RIP
Things you’re unaware of while on the road: David Eddings has passed away.
Before I moved to California last year, I went through our fiction shelves, re-reading the various series I was keeping on hand out of childhood nostalgia. In many cases, it was a farewell, one last look back before they got culled from the herd. But the ones I found myself still enjoying got kept.
kniedzw and I had an interesting debate about Eddings: I wanted to keep the Malloreon, and he wanted to keep the Belgariad. I caved, because it didn’t matter to me all that terribly much one way or another — but it’s worth noting that I wanted to keep something. There are any number of flaws to both series (not least of which is that they tell essentially the same story, which then gets rehashed twice more in the Elenium and the Tamuli, in slightly shorter form), but when all’s said and done, I still really like the characters and their interactions, just as I did when I was thirteen.
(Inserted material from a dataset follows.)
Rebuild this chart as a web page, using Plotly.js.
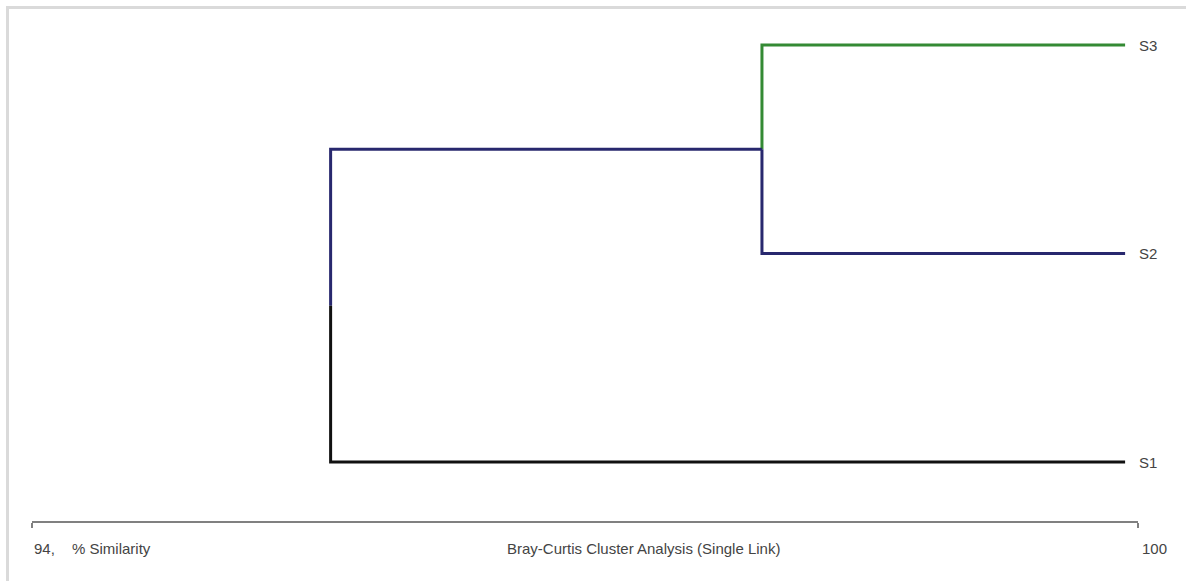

There’s a piece I want to write someday, an adaptation of a paper I wrote in graduate school, about a particular way of looking at Tolkien clones. Yes, these books feature a motley assortment of characters traveling all over the map, accompanied by a wise old wizard, in pursuit of a powerful magic object that a dark god is trying to acquire — we’ve read that story before. But I saw very clearly in this re-read which things Eddings brought to the table, that Tolkien was never interested in: Politics (admittedly of a simple sort). Trade and economics. Relationships, not just in the romance stages, but onward to marriage and children; by the time you’re done with the Malloreon, Eddings has hitched up every major character from those ten books. (Even the eunuch settles down, in his own way.) He makes his own omissions — aside from the vaguely Asian look to the Angaraks, this is a melanin-challenged world, and underhanded things like spying get a very rose-tinted depiction — but I can still appreciate the additions. This isn’t just Middle Earth all over again.
So we still have the Belgariad on our shelves. The Malloreon, I think, was a more mature iteration of the story (and had the entertaining virtue of writing a justification for the rehash into the cosmology), but I’m okay with its predecessor being the one we kept. It means I can pick up one of the books, find a favorite scene, and spend a moment bidding farewell to David Eddings himself.